Henceforth, Bangabandhu was the unparalleled leader of the Bangalis in their struggle for freedom, a brave leader upon whose strategy and courage the Awami League won the general election of 1970 and ultimately led Bangladesh to freedom.
Sheikh Mujibur Rahman grew in political eminence in the early 1960s. Through his captivating organizing ability, he was able to retrieve the Awami League from intraparty politics and exits of several factions from the party's mainstream. A magnetic organiser, Sheikh Mujib had established his full command over the party.
In 1966, he announced his famous six-point programme what he called 'Our' [Bangalis'] Charter of Survival'. The points are: 1) a federal State and introduction of parliamentary form of government based on universal adult franchise; 2) all departments except defence and foreign affairs will be vested in the hands of the federating units or provincial governments; 3) separate currencies for two states or effective measures to stop flight of capital from East Pakistan to West Pakistan; 4) transfer of all rights of taxation to the states; 5) independence of the states in international trades; and finally 6) rights of the states to create' militia or para-military forces for self-defence. In short, the programme envisioned a new approach to political life. In letters and spirit, the Six-Point Programme meant virtual independence for East Pakistan. Though conservative elements of all political parties looked at it with consternation, it roused the imagination of the younger generation right away, particularly the students, youth and working classes.
During the time of general Ayub Khan, Mujib had the nerve to revive the Awami League in 1964, though his political guru, Suhrawardy, was in favour of keeping political parties defunct and work under the political amalgam called National Democratic Front for the restoration of constitutional rule in Pakistan. Mujib, after all, was already quite disillusioned about the concept of Pakistan.

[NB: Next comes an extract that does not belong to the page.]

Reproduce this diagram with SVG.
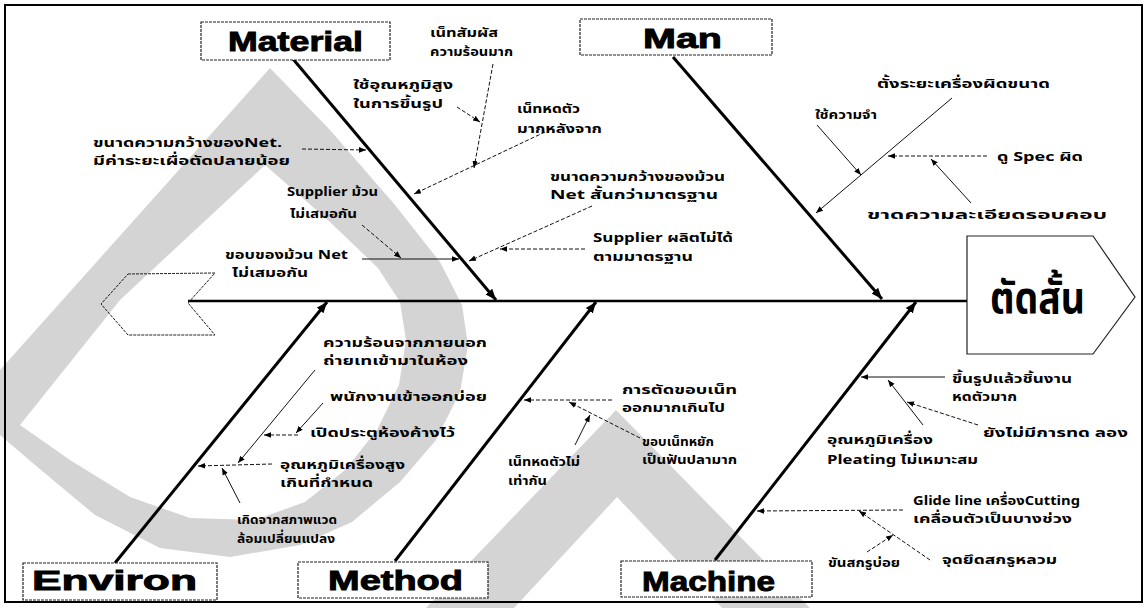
<svg xmlns="http://www.w3.org/2000/svg" width="1147" height="608" viewBox="0 0 1147 608">
<style>
.t{font-family:'Noto Sans Thai','Noto Sans','Liberation Sans',sans-serif;font-size:13px;font-weight:bold;fill:#000}
.cat{font-family:'Liberation Sans',Arial,sans-serif;font-size:27px;font-weight:bold;fill:#000;stroke:#000;stroke-width:0.9}
.box{fill:#fff;stroke:#222;stroke-width:1.2;stroke-dasharray:3 1}
.bone{stroke:#000;stroke-width:3;fill:none}
.sd{stroke:#111;stroke-width:1;fill:none;stroke-dasharray:4 2}
.ss{stroke:#111;stroke-width:1;fill:none}
.wm{fill:#d4d4d4;stroke:none}
</style>
<defs>
<marker id="a" viewBox="0 0 10 10" refX="10" refY="5" markerWidth="7" markerHeight="7" markerUnits="userSpaceOnUse" orient="auto"><path d="M0,1 L10,5 L0,9 z" fill="#000"/></marker>
<marker id="b" viewBox="0 0 10 10" refX="10" refY="5" markerWidth="11" markerHeight="11" markerUnits="userSpaceOnUse" orient="auto"><path d="M0,1 L10,5 L0,9 z" fill="#000"/></marker>
</defs>
<rect width="1147" height="608" fill="#fff"/>
<g id="watermark">
<path class="wm" fill-rule="evenodd" d="M270,68 L330,130 L395,205 L440,262 L462,305 L468,345 L460,392 L436,440 L400,482 L352,522 L300,545 L230,557 L160,548 L95,515 L35,465 L0,435 L0,370 Z M265,165 L330,222 L378,268 L400,302 L406,340 L399,385 L377,430 L345,470 L305,502 L255,520 L190,518 L130,497 L70,460 L20,425 L120,300 Z"/>
<path class="wm" d="M616,410 L810,608 L722,608 L617,497 L514,608 L426,608 Z"/>
</g>
<rect x="5" y="5" width="1137" height="597" fill="none" stroke="#000" stroke-width="2"/>
<g id="connectors">
<path d="M188,301 L967,301" stroke="#000" stroke-width="2.5"/>
<path class="bone" d="M293,59 L496,300" marker-end="url(#b)"/>
<path class="bone" d="M673,57 L882,299" marker-end="url(#b)"/>
<path class="bone" d="M115,563 L327,302" marker-end="url(#b)"/>
<path class="bone" d="M395,561 L596,302" marker-end="url(#b)"/>
<path class="bone" d="M715,560 L916,302" marker-end="url(#b)"/>
<path class="sd" d="M302,149 L366,150" marker-end="url(#a)"/>
<path class="sd" d="M545,132 L414,194" marker-end="url(#a)"/>
<path class="sd" d="M493,64 L474,168" marker-end="url(#a)"/>
<path class="sd" d="M457,107 L480,122" marker-end="url(#a)"/>
<path class="sd" d="M592,206 L469,261" marker-end="url(#a)"/>
<path class="sd" d="M585,249 L500,249" marker-end="url(#a)"/>
<path class="sd" d="M362,225 L401,258" marker-end="url(#a)"/>
<path class="ss" d="M362,259 L459,259" marker-end="url(#a)"/>
<path class="ss" d="M952,98 L816,213" marker-end="url(#a)"/>
<path class="ss" d="M817,125 L861,175" marker-end="url(#a)"/>
<path class="sd" d="M987,156 L888,156" marker-end="url(#a)"/>
<path class="ss" d="M971,203 L931,159" marker-end="url(#a)"/>
<path class="sd" d="M272,464 L198,466" marker-end="url(#a)"/>
<path class="ss" d="M240,503 L222,468" marker-end="url(#a)"/>
<path class="ss" d="M315,370 L238,463" marker-end="url(#a)"/>
<path class="sd" d="M298,435 L264,435" marker-end="url(#a)"/>
<path class="ss" d="M323,403 L296,433" marker-end="url(#a)"/>
<path class="sd" d="M612,400 L524,400" marker-end="url(#a)"/>
<path class="sd" d="M640,438 L569,402" marker-end="url(#a)"/>
<path class="ss" d="M575,445 L590,415" marker-end="url(#a)"/>
<path class="ss" d="M945,377 L861,377" marker-end="url(#a)"/>
<path class="ss" d="M923,425 L888,380" marker-end="url(#a)"/>
<path class="sd" d="M978,425 L907,402" marker-end="url(#a)"/>
<path class="sd" d="M903,510 L757,511" marker-end="url(#a)"/>
<path class="sd" d="M930,560 L859,511" marker-end="url(#a)"/>
<path class="sd" d="M867,552 L893,535" marker-end="url(#a)"/>
</g>
<g id="tail"><path d="M128,274 L215,273 L188,303 L215,335 L128,335 L101,304 Z" fill="none" stroke="#222" stroke-width="1" stroke-dasharray="3 1"/></g>
<g id="head"><path d="M967,236 L1093,236 L1135,297 L1093,354 L967,354 Z" fill="#fff" stroke="#222" stroke-width="1.2"/>
<text x="990" y="313" class="t" style="font-size:44px" textLength="95" lengthAdjust="spacingAndGlyphs">ตัดสั้น</text></g>
<g id="material"><rect class="box" x="201" y="22" width="189" height="38"/><text class="cat" x="228" y="51" textLength="135" lengthAdjust="spacingAndGlyphs">Material</text></g>
<g id="man"><rect class="box" x="580" y="19" width="192" height="36"/><text class="cat" x="643" y="48" textLength="79" lengthAdjust="spacingAndGlyphs">Man</text></g>
<g id="environ"><rect class="box" x="23" y="563" width="194" height="37"/><text class="cat" x="32" y="590" textLength="165" lengthAdjust="spacingAndGlyphs">Environ</text></g>
<g id="method"><rect class="box" x="298" y="562" width="190" height="36"/><text class="cat" x="328" y="590" textLength="135" lengthAdjust="spacingAndGlyphs">Method</text></g>
<g id="machine"><rect class="box" x="621" y="561" width="191" height="36"/><text class="cat" x="642" y="591" textLength="133" lengthAdjust="spacingAndGlyphs">Machine</text></g>
<g id="material-causes">
<text class="t" x="430" y="37" textLength="68" lengthAdjust="spacingAndGlyphs">เน็ทสัมผัส</text>
<text class="t" x="430" y="56" textLength="83" lengthAdjust="spacingAndGlyphs">ความร้อนมาก</text>
<text class="t" x="353" y="89" textLength="100" lengthAdjust="spacingAndGlyphs">ใช้อุณหภูมิสูง</text>
<text class="t" x="353" y="108" textLength="90" lengthAdjust="spacingAndGlyphs">ในการขึ้นรูป</text>
<text class="t" x="517" y="113" textLength="63" lengthAdjust="spacingAndGlyphs">เน็ทหดตัว</text>
<text class="t" x="517" y="133" textLength="85" lengthAdjust="spacingAndGlyphs">มากหลังจาก</text>
<text class="t" x="93" y="147" textLength="189" lengthAdjust="spacingAndGlyphs">ขนาดความกว้างของNet.</text>
<text class="t" x="93" y="165" textLength="197" lengthAdjust="spacingAndGlyphs">มีค่าระยะเผื่อตัดปลายน้อย</text>
<text class="t" x="550" y="181" textLength="175" lengthAdjust="spacingAndGlyphs">ขนาดความกว้างของม้วน</text>
<text class="t" x="550" y="199" textLength="168" lengthAdjust="spacingAndGlyphs">Net สั้นกว่ามาตรฐาน</text>
<text class="t" x="593" y="242" textLength="140" lengthAdjust="spacingAndGlyphs">Supplier ผลิตไม่ได้</text>
<text class="t" x="593" y="261" textLength="100" lengthAdjust="spacingAndGlyphs">ตามมาตรฐาน</text>
<text class="t" x="287" y="196" textLength="91" lengthAdjust="spacingAndGlyphs">Supplier ม้วน</text>
<text class="t" x="290" y="218" textLength="67" lengthAdjust="spacingAndGlyphs">ไม่เสมอกัน</text>
<text class="t" x="225" y="259" textLength="123" lengthAdjust="spacingAndGlyphs">ขอบของม้วน Net</text>
<text class="t" x="232" y="277" textLength="76" lengthAdjust="spacingAndGlyphs">ไม่เสมอกัน</text>
</g>
<g id="man-causes">
<text class="t" x="877" y="88" textLength="173" lengthAdjust="spacingAndGlyphs">ตั้งระยะเครื่องผิดขนาด</text>
<text class="t" x="815" y="119" textLength="62" lengthAdjust="spacingAndGlyphs">ใช้ความจำ</text>
<text class="t" x="997" y="161" textLength="86" lengthAdjust="spacingAndGlyphs">ดู Spec ผิด</text>
<text class="t" x="867" y="219" textLength="240" lengthAdjust="spacingAndGlyphs">ขาดความละเอียดรอบคอบ</text>
</g>
<g id="environ-causes">
<text class="t" x="323" y="347" textLength="164" lengthAdjust="spacingAndGlyphs">ความร้อนจากภายนอก</text>
<text class="t" x="323" y="365" textLength="145" lengthAdjust="spacingAndGlyphs">ถ่ายเทเข้ามาในห้อง</text>
<text class="t" x="330" y="401" textLength="157" lengthAdjust="spacingAndGlyphs">พนักงานเข้าออกบ่อย</text>
<text class="t" x="310" y="437" textLength="145" lengthAdjust="spacingAndGlyphs">เปิดประตูห้องค้างไว้</text>
<text class="t" x="280" y="469" textLength="125" lengthAdjust="spacingAndGlyphs">อุณหภูมิเครื่องสูง</text>
<text class="t" x="280" y="487" textLength="93" lengthAdjust="spacingAndGlyphs">เกินที่กำหนด</text>
<text class="t" x="237" y="524" textLength="100" lengthAdjust="spacingAndGlyphs">เกิดจากสภาพแวด</text>
<text class="t" x="237" y="543" textLength="98" lengthAdjust="spacingAndGlyphs">ล้อมเปลี่ยนแปลง</text>
</g>
<g id="method-causes">
<text class="t" x="622" y="394" textLength="115" lengthAdjust="spacingAndGlyphs">การตัดขอบเน็ท</text>
<text class="t" x="622" y="412" textLength="103" lengthAdjust="spacingAndGlyphs">ออกมากเกินไป</text>
<text class="t" x="642" y="446" textLength="72" lengthAdjust="spacingAndGlyphs">ขอบเน็ทหยัก</text>
<text class="t" x="642" y="464" textLength="95" lengthAdjust="spacingAndGlyphs">เป็นฟันปลามาก</text>
<text class="t" x="508" y="466" textLength="72" lengthAdjust="spacingAndGlyphs">เน็ทหดตัวไม่</text>
<text class="t" x="508" y="485" textLength="39" lengthAdjust="spacingAndGlyphs">เท่ากัน</text>
</g>
<g id="machine-causes">
<text class="t" x="952" y="383" textLength="120" lengthAdjust="spacingAndGlyphs">ขึ้นรูปแล้วชิ้นงาน</text>
<text class="t" x="952" y="401" textLength="65" lengthAdjust="spacingAndGlyphs">หดตัวมาก</text>
<text class="t" x="983" y="437" textLength="145" lengthAdjust="spacingAndGlyphs">ยังไม่มีการทด ลอง</text>
<text class="t" x="827" y="444" textLength="106" lengthAdjust="spacingAndGlyphs">อุณหภูมิเครื่อง</text>
<text class="t" x="827" y="464" textLength="151" lengthAdjust="spacingAndGlyphs">Pleating ไม่เหมาะสม</text>
<text class="t" x="913" y="505" textLength="167" lengthAdjust="spacingAndGlyphs">Glide line เครื่องCutting</text>
<text class="t" x="913" y="523" textLength="159" lengthAdjust="spacingAndGlyphs">เคลื่อนตัวเป็นบางช่วง</text>
<text class="t" x="942" y="564" textLength="115" lengthAdjust="spacingAndGlyphs">จุดยึดสกรูหลวม</text>
<text class="t" x="828" y="567" textLength="72" lengthAdjust="spacingAndGlyphs">ขันสกรูบ่อย</text>
</g>
</svg>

The impression that he got as a member of Pakistan's Second Constituent Assembly-cum-Legislature (1955-1956) and later as a member of Pakistan National Assembly (1956-1958) was that the attitude of West Pakistani leaders to East Pakistan was not one of equality and fraternity.
Bangabandhu Sheikh Mujibur Rahman was returning from a public rally in Khulna on May 8, 1966 where he had spoken to a sea of people about how the West Pakistani rulers had been repressing the Bangalis and how the East had been exploited by the West wing.

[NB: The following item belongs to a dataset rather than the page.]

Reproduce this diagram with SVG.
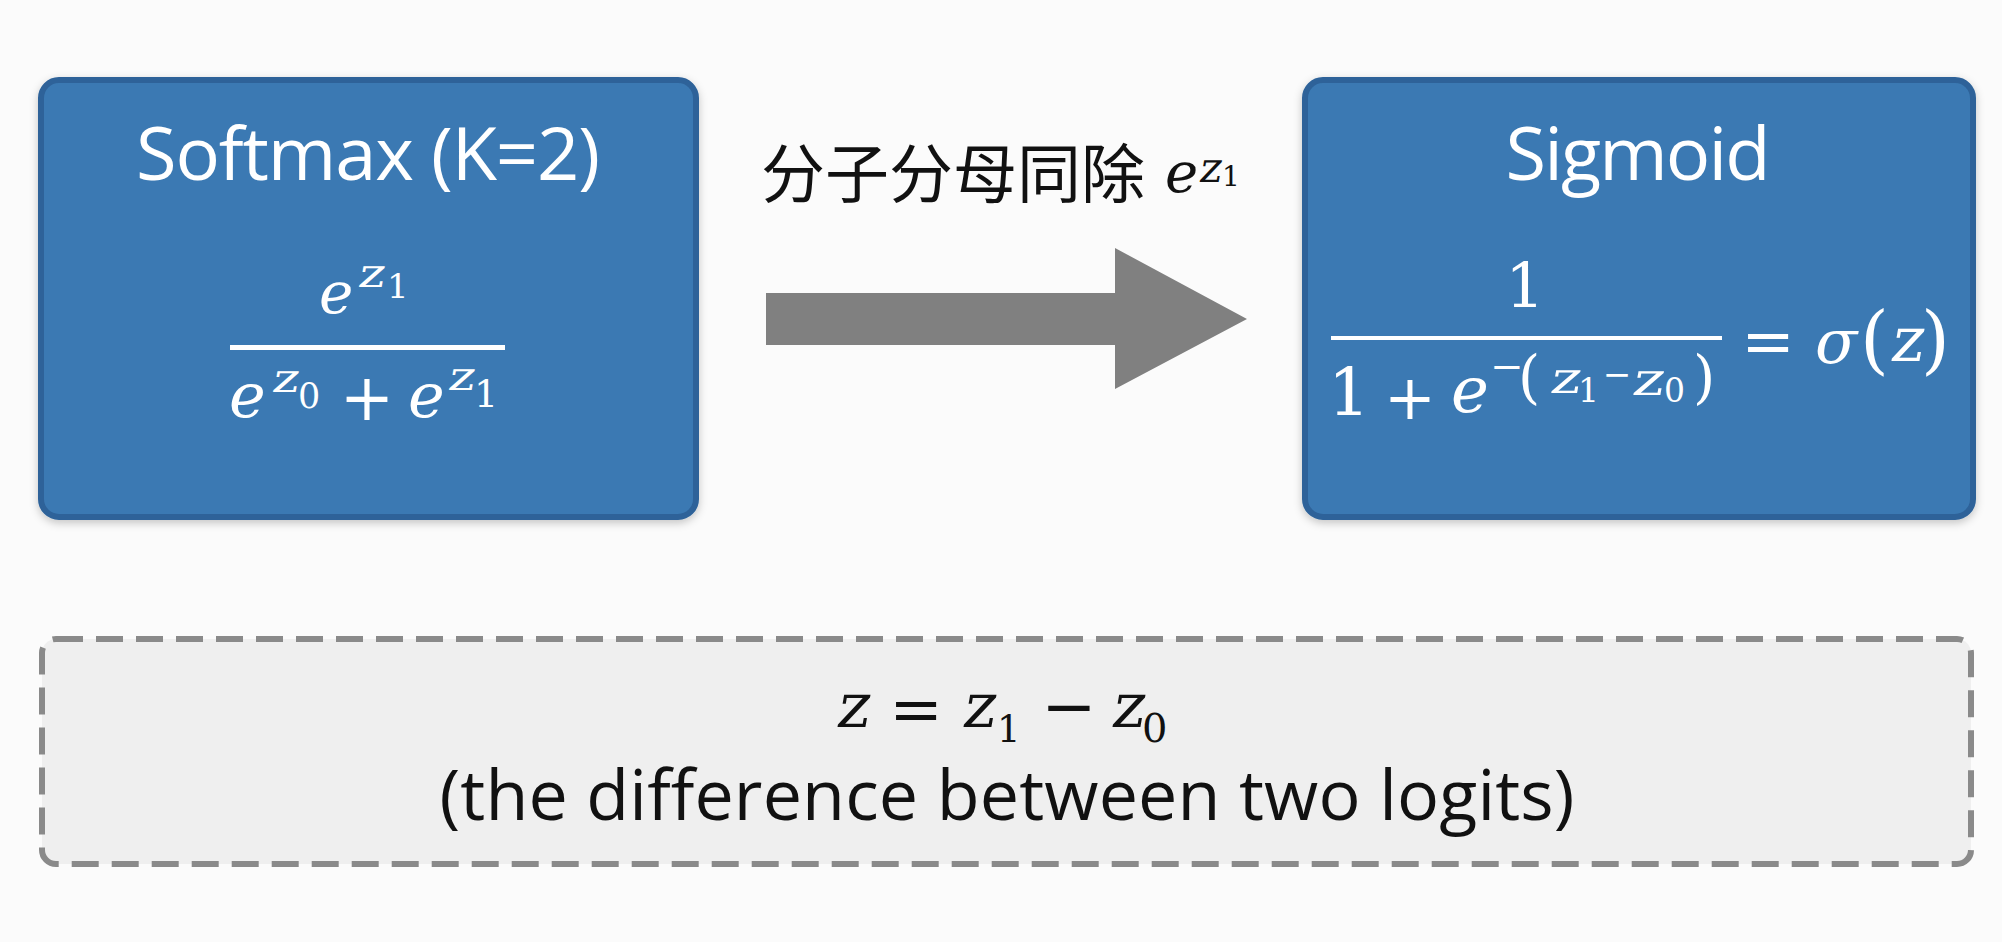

Bangabandhu had been drumming up support across the country for his six-point charter that talked about effective autonomy of East Pakistan with economic independence, a popular demand given the economic exploitation of the East wing by the West. Earlier, he had made public the six-point demand at Lahore, the same city from where Jinnah had presented his scheme for Pakistan in 1940.

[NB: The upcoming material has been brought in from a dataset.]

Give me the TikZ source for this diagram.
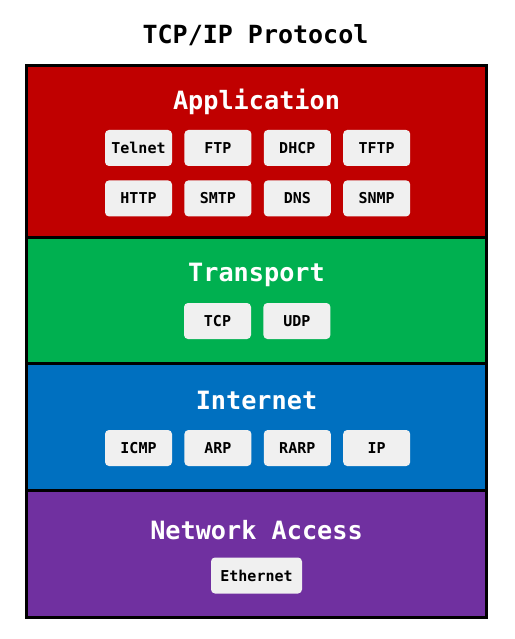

As Bangabandhu reached Jessore, he was arrested under the Defence of Pakistan Rules (DPR) for making 'anti-state' statements in Dhaka. He appealed against his arrest but was reject the SDO which was ultimately granted by the session's judge. But then he was shown arrested in another case.
Similarly, his senior colleagues at the party --- Syed Nazrul Islam, Tajuddin Ahmad, Khondokar Moshtaque Ahmed, M Mansoor Ali, AHM Quamruzzaman --- and hundreds of Awami League leaders were put in prison too.
Again, the reaction among the Bangalis was swift. There were protests and strikes.
Ayub already had a topsy-turvy time following the twists of events and his shine as 'strong leader' was already weaning off. The war with India in 1965 hugely damaged his image as a soldier. The 17-day war that began on September 6, 1965 had no clear winner; and the hawkish generals in the Pakistan army resented that he agreed to end the war without even trying to win. China, which just had so badly trounced India in the war in 1962, was willing to help Pakistan, which the generals saw as a golden chance to have missed to 'teach India a lesson'. Ayub's acceptance of the ceasefire made him look a weak general.
That is not all. The war culminated in a signing of the Tashkent Declaration in January 1966 which made the two warring countries withdraw troops to the pre-war positions. Ayub was criticized by the army establishment as being weak and vulnerable to 'outside powers' into signing the treaty.
But the one stark truth that the war revealed is how vulnerable the east wing of Pakistan was in case of a war. It brought forth the reality that the east was always treated as a lesser part of a country that had the unique and impractical geographical division of 2,000 miles between the two wings. The Bangalis in the east had already felt so deeply the deprivation and discrimination that West Pakistan and its ruling class had put them under both economically and politically. And now the war had exposed the extent of military exploitation as well.
The events found one crafty politician in Zulfikar Ali Bhutto, Ayub's own foreign minister until he was sacked in 1966. Bhutto had developed differences with Ayub over the Tashkent Declaration. Bhutto jumped into action and launched a concerted campaign against the dictator.
Bhutto was all along an opportunist who never bothered to change sides and grab opportunities with the ultimate aim to be Pakistan's prime minister. He had been with Iskandar Mirza and then with Ayub. And when he ditched Ayub, he joined the bandwagon of the anti-Ayub movement. Then he joined hands with General Yahya Khan.
Bhutto found two strong allies within the Pakistan army establishment – General Yahya Khan and General Peerzada. Peerzada, who had been harbouring a special hatred for Ayub when he was asked to quit as Ayub's military secretary in 1964 after suffering a heart attack.
So the trio had been hatching schemes to topple Ayub's regime. Ayub himself walked into the trap when he made Yahya the commander-in-chief.
With all these events taking place, the Agartala Conspiracy Case was what it took to build a perfect storm.